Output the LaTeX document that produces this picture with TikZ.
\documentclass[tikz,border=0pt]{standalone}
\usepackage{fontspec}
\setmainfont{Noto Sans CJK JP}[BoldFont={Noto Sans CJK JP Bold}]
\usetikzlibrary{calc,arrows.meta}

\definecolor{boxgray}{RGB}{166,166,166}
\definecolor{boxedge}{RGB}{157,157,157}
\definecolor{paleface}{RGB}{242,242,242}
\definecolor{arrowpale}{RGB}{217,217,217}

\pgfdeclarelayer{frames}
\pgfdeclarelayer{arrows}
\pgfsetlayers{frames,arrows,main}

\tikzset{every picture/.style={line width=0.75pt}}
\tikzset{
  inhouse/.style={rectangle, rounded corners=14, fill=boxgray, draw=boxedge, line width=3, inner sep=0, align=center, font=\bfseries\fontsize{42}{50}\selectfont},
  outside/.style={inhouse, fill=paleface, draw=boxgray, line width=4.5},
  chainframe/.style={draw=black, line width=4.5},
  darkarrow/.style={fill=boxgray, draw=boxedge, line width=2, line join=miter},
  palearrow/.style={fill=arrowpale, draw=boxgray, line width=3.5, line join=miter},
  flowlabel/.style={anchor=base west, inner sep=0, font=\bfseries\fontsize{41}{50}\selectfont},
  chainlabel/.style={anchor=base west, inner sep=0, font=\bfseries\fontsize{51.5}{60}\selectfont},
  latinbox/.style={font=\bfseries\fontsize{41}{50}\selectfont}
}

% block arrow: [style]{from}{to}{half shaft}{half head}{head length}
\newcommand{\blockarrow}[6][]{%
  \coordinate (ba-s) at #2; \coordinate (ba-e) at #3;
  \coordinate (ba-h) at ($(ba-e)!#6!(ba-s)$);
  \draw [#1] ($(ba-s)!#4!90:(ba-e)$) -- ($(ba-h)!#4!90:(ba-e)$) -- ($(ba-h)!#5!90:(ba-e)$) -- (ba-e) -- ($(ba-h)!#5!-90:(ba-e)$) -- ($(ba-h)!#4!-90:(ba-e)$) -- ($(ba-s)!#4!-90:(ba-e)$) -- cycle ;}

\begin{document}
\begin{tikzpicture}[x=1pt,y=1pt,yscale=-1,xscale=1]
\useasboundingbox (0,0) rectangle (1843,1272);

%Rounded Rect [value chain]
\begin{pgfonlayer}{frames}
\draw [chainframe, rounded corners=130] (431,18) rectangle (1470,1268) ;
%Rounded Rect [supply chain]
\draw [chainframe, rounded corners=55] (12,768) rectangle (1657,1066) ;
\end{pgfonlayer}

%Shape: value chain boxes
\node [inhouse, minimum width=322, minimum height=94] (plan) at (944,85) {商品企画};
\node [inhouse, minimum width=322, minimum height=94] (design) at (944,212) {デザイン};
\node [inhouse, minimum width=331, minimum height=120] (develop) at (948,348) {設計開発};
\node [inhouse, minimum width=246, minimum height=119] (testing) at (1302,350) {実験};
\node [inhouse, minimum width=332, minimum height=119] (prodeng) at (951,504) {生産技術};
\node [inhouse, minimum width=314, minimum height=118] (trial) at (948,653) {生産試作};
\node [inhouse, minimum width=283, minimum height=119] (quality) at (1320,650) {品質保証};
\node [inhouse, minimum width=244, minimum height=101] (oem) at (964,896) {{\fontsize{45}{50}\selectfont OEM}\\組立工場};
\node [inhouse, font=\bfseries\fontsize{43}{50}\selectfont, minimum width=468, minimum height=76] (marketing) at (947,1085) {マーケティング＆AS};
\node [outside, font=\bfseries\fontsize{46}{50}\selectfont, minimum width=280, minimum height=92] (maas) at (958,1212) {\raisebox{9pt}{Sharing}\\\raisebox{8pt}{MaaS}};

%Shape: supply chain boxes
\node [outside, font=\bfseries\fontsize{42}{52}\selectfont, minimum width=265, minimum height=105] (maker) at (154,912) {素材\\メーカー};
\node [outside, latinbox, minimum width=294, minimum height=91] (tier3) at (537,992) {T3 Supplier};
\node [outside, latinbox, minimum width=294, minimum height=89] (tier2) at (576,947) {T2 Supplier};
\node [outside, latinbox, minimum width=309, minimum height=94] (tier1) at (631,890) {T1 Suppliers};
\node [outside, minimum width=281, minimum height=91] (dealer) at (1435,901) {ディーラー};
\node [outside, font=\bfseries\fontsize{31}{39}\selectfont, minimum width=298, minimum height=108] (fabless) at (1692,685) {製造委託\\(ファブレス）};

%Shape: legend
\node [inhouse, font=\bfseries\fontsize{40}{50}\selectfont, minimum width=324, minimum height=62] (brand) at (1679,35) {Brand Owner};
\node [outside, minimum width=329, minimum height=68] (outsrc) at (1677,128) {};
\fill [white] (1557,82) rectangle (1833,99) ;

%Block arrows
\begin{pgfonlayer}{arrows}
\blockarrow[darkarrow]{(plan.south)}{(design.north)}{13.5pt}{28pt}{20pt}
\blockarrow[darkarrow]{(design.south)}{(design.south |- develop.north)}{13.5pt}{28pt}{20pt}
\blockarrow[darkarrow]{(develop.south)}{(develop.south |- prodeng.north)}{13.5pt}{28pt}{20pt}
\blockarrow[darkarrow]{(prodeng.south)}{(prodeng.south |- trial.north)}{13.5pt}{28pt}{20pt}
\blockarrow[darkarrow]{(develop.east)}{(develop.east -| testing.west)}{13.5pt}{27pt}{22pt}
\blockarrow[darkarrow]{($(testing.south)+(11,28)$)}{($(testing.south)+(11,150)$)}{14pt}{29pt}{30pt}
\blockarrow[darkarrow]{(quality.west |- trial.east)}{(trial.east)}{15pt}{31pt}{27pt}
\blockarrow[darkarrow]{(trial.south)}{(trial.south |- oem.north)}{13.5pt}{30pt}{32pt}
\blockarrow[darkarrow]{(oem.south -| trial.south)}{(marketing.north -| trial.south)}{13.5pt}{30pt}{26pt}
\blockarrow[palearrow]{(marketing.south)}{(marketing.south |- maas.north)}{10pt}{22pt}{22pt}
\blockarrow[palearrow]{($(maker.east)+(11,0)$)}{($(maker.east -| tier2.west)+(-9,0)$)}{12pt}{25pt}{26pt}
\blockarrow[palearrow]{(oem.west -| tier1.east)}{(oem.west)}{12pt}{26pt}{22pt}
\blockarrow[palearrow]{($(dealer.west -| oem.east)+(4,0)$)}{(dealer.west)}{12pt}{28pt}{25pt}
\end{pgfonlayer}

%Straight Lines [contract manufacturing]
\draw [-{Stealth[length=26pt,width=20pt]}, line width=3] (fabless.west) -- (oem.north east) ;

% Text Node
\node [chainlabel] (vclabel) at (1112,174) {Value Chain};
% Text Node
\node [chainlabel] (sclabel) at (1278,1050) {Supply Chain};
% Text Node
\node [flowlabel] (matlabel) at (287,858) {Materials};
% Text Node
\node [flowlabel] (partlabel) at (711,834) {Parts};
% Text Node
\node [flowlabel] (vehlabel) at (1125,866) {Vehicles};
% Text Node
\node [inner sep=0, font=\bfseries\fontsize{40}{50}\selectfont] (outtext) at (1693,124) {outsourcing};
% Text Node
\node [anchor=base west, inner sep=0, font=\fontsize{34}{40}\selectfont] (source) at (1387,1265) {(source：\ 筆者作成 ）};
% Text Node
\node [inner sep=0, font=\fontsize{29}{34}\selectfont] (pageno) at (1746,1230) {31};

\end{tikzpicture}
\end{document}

▶ **TASK OBJECTIVE**
Restate every line of the data word for word.

▶ **EXPECTED ANSWER**
Output the LaTeX document that produces this picture with TikZ.
\documentclass[tikz,border=0pt]{standalone}
\usepackage{fontspec}
\setmainfont{Noto Sans CJK JP}[BoldFont={Noto Sans CJK JP Bold}]
\usetikzlibrary{calc,arrows.meta}

\definecolor{boxgray}{RGB}{166,166,166}
\definecolor{boxedge}{RGB}{157,157,157}
\definecolor{paleface}{RGB}{242,242,242}
\definecolor{arrowpale}{RGB}{217,217,217}

\pgfdeclarelayer{frames}
\pgfdeclarelayer{arrows}
\pgfsetlayers{frames,arrows,main}

\tikzset{every picture/.style={line width=0.75pt}}
\tikzset{
  inhouse/.style={rectangle, rounded corners=14, fill=boxgray, draw=boxedge, line width=3, inner sep=0, align=center, font=\bfseries\fontsize{42}{50}\selectfont},
  outside/.style={inhouse, fill=paleface, draw=boxgray, line width=4.5},
  chainframe/.style={draw=black, line width=4.5},
  darkarrow/.style={fill=boxgray, draw=boxedge, line width=2, line join=miter},
  palearrow/.style={fill=arrowpale, draw=boxgray, line width=3.5, line join=miter},
  flowlabel/.style={anchor=base west, inner sep=0, font=\bfseries\fontsize{41}{50}\selectfont},
  chainlabel/.style={anchor=base west, inner sep=0, font=\bfseries\fontsize{51.5}{60}\selectfont},
  latinbox/.style={font=\bfseries\fontsize{41}{50}\selectfont}
}

% block arrow: [style]{from}{to}{half shaft}{half head}{head length}
\newcommand{\blockarrow}[6][]{%
  \coordinate (ba-s) at #2; \coordinate (ba-e) at #3;
  \coordinate (ba-h) at ($(ba-e)!#6!(ba-s)$);
  \draw [#1] ($(ba-s)!#4!90:(ba-e)$) -- ($(ba-h)!#4!90:(ba-e)$) -- ($(ba-h)!#5!90:(ba-e)$) -- (ba-e) -- ($(ba-h)!#5!-90:(ba-e)$) -- ($(ba-h)!#4!-90:(ba-e)$) -- ($(ba-s)!#4!-90:(ba-e)$) -- cycle ;}

\begin{document}
\begin{tikzpicture}[x=1pt,y=1pt,yscale=-1,xscale=1]
\useasboundingbox (0,0) rectangle (1843,1272);

%Rounded Rect [value chain]
\begin{pgfonlayer}{frames}
\draw [chainframe, rounded corners=130] (431,18) rectangle (1470,1268) ;
%Rounded Rect [supply chain]
\draw [chainframe, rounded corners=55] (12,768) rectangle (1657,1066) ;
\end{pgfonlayer}

%Shape: value chain boxes
\node [inhouse, minimum width=322, minimum height=94] (plan) at (944,85) {商品企画};
\node [inhouse, minimum width=322, minimum height=94] (design) at (944,212) {デザイン};
\node [inhouse, minimum width=331, minimum height=120] (develop) at (948,348) {設計開発};
\node [inhouse, minimum width=246, minimum height=119] (testing) at (1302,350) {実験};
\node [inhouse, minimum width=332, minimum height=119] (prodeng) at (951,504) {生産技術};
\node [inhouse, minimum width=314, minimum height=118] (trial) at (948,653) {生産試作};
\node [inhouse, minimum width=283, minimum height=119] (quality) at (1320,650) {品質保証};
\node [inhouse, minimum width=244, minimum height=101] (oem) at (964,896) {{\fontsize{45}{50}\selectfont OEM}\\組立工場};
\node [inhouse, font=\bfseries\fontsize{43}{50}\selectfont, minimum width=468, minimum height=76] (marketing) at (947,1085) {マーケティング＆AS};
\node [outside, font=\bfseries\fontsize{46}{50}\selectfont, minimum width=280, minimum height=92] (maas) at (958,1212) {\raisebox{9pt}{Sharing}\\\raisebox{8pt}{MaaS}};

%Shape: supply chain boxes
\node [outside, font=\bfseries\fontsize{42}{52}\selectfont, minimum width=265, minimum height=105] (maker) at (154,912) {素材\\メーカー};
\node [outside, latinbox, minimum width=294, minimum height=91] (tier3) at (537,992) {T3 Supplier};
\node [outside, latinbox, minimum width=294, minimum height=89] (tier2) at (576,947) {T2 Supplier};
\node [outside, latinbox, minimum width=309, minimum height=94] (tier1) at (631,890) {T1 Suppliers};
\node [outside, minimum width=281, minimum height=91] (dealer) at (1435,901) {ディーラー};
\node [outside, font=\bfseries\fontsize{31}{39}\selectfont, minimum width=298, minimum height=108] (fabless) at (1692,685) {製造委託\\(ファブレス）};

%Shape: legend
\node [inhouse, font=\bfseries\fontsize{40}{50}\selectfont, minimum width=324, minimum height=62] (brand) at (1679,35) {Brand Owner};
\node [outside, minimum width=329, minimum height=68] (outsrc) at (1677,128) {};
\fill [white] (1557,82) rectangle (1833,99) ;

%Block arrows
\begin{pgfonlayer}{arrows}
\blockarrow[darkarrow]{(plan.south)}{(design.north)}{13.5pt}{28pt}{20pt}
\blockarrow[darkarrow]{(design.south)}{(design.south |- develop.north)}{13.5pt}{28pt}{20pt}
\blockarrow[darkarrow]{(develop.south)}{(develop.south |- prodeng.north)}{13.5pt}{28pt}{20pt}
\blockarrow[darkarrow]{(prodeng.south)}{(prodeng.south |- trial.north)}{13.5pt}{28pt}{20pt}
\blockarrow[darkarrow]{(develop.east)}{(develop.east -| testing.west)}{13.5pt}{27pt}{22pt}
\blockarrow[darkarrow]{($(testing.south)+(11,28)$)}{($(testing.south)+(11,150)$)}{14pt}{29pt}{30pt}
\blockarrow[darkarrow]{(quality.west |- trial.east)}{(trial.east)}{15pt}{31pt}{27pt}
\blockarrow[darkarrow]{(trial.south)}{(trial.south |- oem.north)}{13.5pt}{30pt}{32pt}
\blockarrow[darkarrow]{(oem.south -| trial.south)}{(marketing.north -| trial.south)}{13.5pt}{30pt}{26pt}
\blockarrow[palearrow]{(marketing.south)}{(marketing.south |- maas.north)}{10pt}{22pt}{22pt}
\blockarrow[palearrow]{($(maker.east)+(11,0)$)}{($(maker.east -| tier2.west)+(-9,0)$)}{12pt}{25pt}{26pt}
\blockarrow[palearrow]{(oem.west -| tier1.east)}{(oem.west)}{12pt}{26pt}{22pt}
\blockarrow[palearrow]{($(dealer.west -| oem.east)+(4,0)$)}{(dealer.west)}{12pt}{28pt}{25pt}
\end{pgfonlayer}

%Straight Lines [contract manufacturing]
\draw [-{Stealth[length=26pt,width=20pt]}, line width=3] (fabless.west) -- (oem.north east) ;

% Text Node
\node [chainlabel] (vclabel) at (1112,174) {Value Chain};
% Text Node
\node [chainlabel] (sclabel) at (1278,1050) {Supply Chain};
% Text Node
\node [flowlabel] (matlabel) at (287,858) {Materials};
% Text Node
\node [flowlabel] (partlabel) at (711,834) {Parts};
% Text Node
\node [flowlabel] (vehlabel) at (1125,866) {Vehicles};
% Text Node
\node [inner sep=0, font=\bfseries\fontsize{40}{50}\selectfont] (outtext) at (1693,124) {outsourcing};
% Text Node
\node [anchor=base west, inner sep=0, font=\fontsize{34}{40}\selectfont] (source) at (1387,1265) {(source：\ 筆者作成 ）};
% Text Node
\node [inner sep=0, font=\fontsize{29}{34}\selectfont] (pageno) at (1746,1230) {31};

\end{tikzpicture}
\end{document}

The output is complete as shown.